The most senior lawyer on the public inquiry into institutional child abuse in England and Wales has been suspended and placed under investigation amid concerns over aspects of his leadership. Ben Emmerson QC has been viewed as a "rare figure of stability" in the inquiry which has seen three chairs quit their positions since it was set up in 2014.
In a surprise move, the Independent Inquiry into Child Sexual Abuse issued a statement on Wednesday 28 September, just a day after media reports that Emmerson was expected to submit his resignation shortly, purportedly over disagreements on the remit of the inquiry under its fourth chair Alexis Jay.
The statement from the independent inquiry on the human rights lawyer read: "The inquiry has recently become very concerned about aspects of Mr Emmerson's leadership of the counsel team. He has therefore been suspended from duty so that these can be properly investigated."
"Suggestions in the press that Mr Emmerson was considering resigning after raising disagreements over the future direction of the inquiry are untrue. They are not a matter on which he has advised the chair or panel," the statement said.
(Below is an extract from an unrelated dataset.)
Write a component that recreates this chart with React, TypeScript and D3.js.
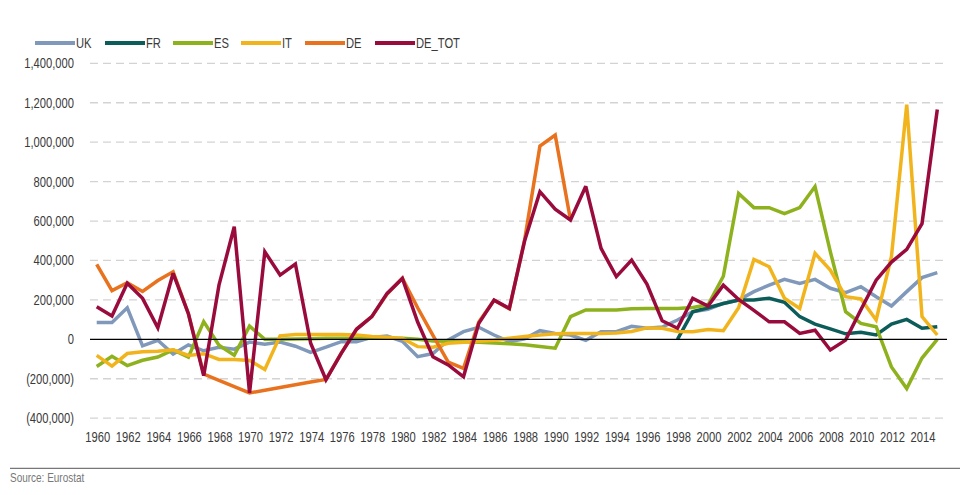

The inquiry, tagged as one of the most ambitious to be undertaken, is an open-ended process to examine abuse in institutions in England and Wales dating back to at least 60 years. It was set up by then Home Office secretary Theresa May in 2014. And since then three chairwomen have resigned.
Baroness Butler-Sloss, the first chair and Dame Fiona Woolf, the second, both stepped down after their links to figures potentially implicated in the inquiry's work was highlighted. And only in August, New Zealand judge Justice Lowell Goddard quit after reports that she had spent three months of her first year on the job either on holiday or overseas, notably in her native New Zealand.
Goddard had later said that the inquiry should have been reformed, noting that it was facing a "legacy of failure which has been very hard to shake off." She had suggested that the inquiry's remit should focus on how to protect children now and in the future rather than on the detailed past abuse investigation.
But the new chair Jay has stated categorically that despite the fact that the inquiry's "scale and scope are a substantial challenge," she did not plan to ask the government to limit the terms of reference.
Home Office committed to inquiry
Current Home Secretary Amber Rudd made it clear, according to The Times, that the government backed Jay. "Our commitment to this inquiry is undiminished," she said.
The Home Office said: "We owe it to victims and survivors to confront the appalling reality of how children were let down by the very people who were charged to protect them and to learn from the mistakes of the past."
Further, Rudd's spokeswoman said that the terms of reference and scope of the inquiry, which were set by the home secretary in consultation with its chairwoman would not be changed.
Emmerson says will respond appropriately
Meanwhile, Emmerson's lawyers said that their client had read about his suspension on the internet. "If, and when, allegations are put to him, he will respond appropriately," the Guardian reports.
An inquiry spokeswoman also declined to give details on why the high profile lawyer had been suspended and what allegations were made against him.